Celebration of Scholars
Double Standards Regarding Sex and Gender in Steinbeck's East of Eden
Name:
Dana Ehrmann
Major: English and Film Studies
Hometown: West Allis, WI
Faculty Sponsor:
Alyson Kiesel
Other Sponsors:
Type of research: Senior thesis
Abstract
In East of Eden, gender roles are strictly enforced for women, but not
for men. This prevents unconventional Cathy from inclusion in the idea that
each person possesses good and evil, but chooses which to act on. Using
feminist and deconstructionist perspectives, I consider the traditional
binaries regarding sex, one’s biological traits, and gender, one’s socially
constructed traits, and the moments in which they flip or hold true.

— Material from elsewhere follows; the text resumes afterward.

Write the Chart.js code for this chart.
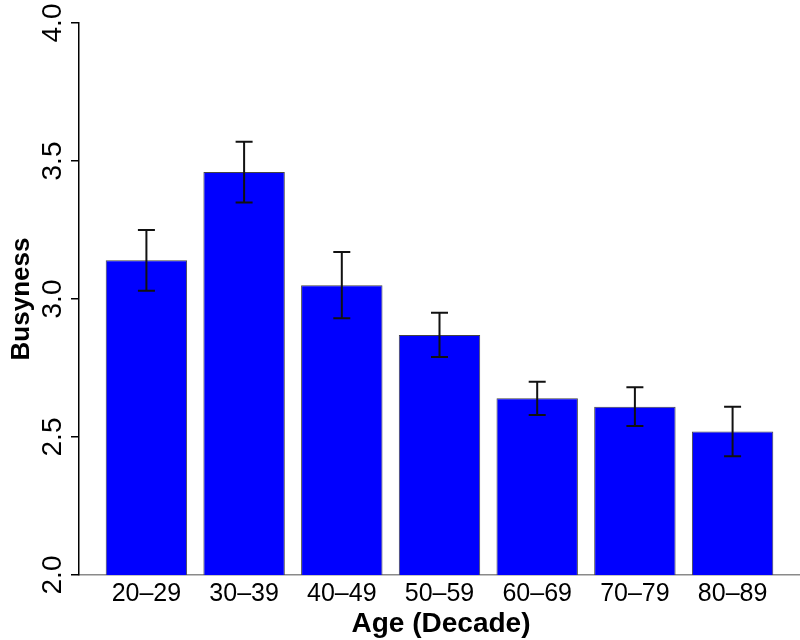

I argue
that Cathy’s qualities of aggression, sexuality, and independence make her
androgynous; she consists of masculine and female qualities. She is punished
and unable to overcome her given evil for not wholly conforming to society’s
ideal of women. I also examine the way in which Lee is androgynous through softness,
anti-sexuality, and domesticity, but is accepted. Considerations of Asian
religion bolster support for Lee, while examinations of the perceptions of
prostitution show that women are not set up to succeed like men, but to serve
them. In East of Eden, Cathy’s
punishment for refusing to be defined by society’s idea of femininity and Lee’s
acceptance demonstrate the divide in the way androgyny is perceived; it is
accepted in men but not in women, stripping Cathy of her ability to do good.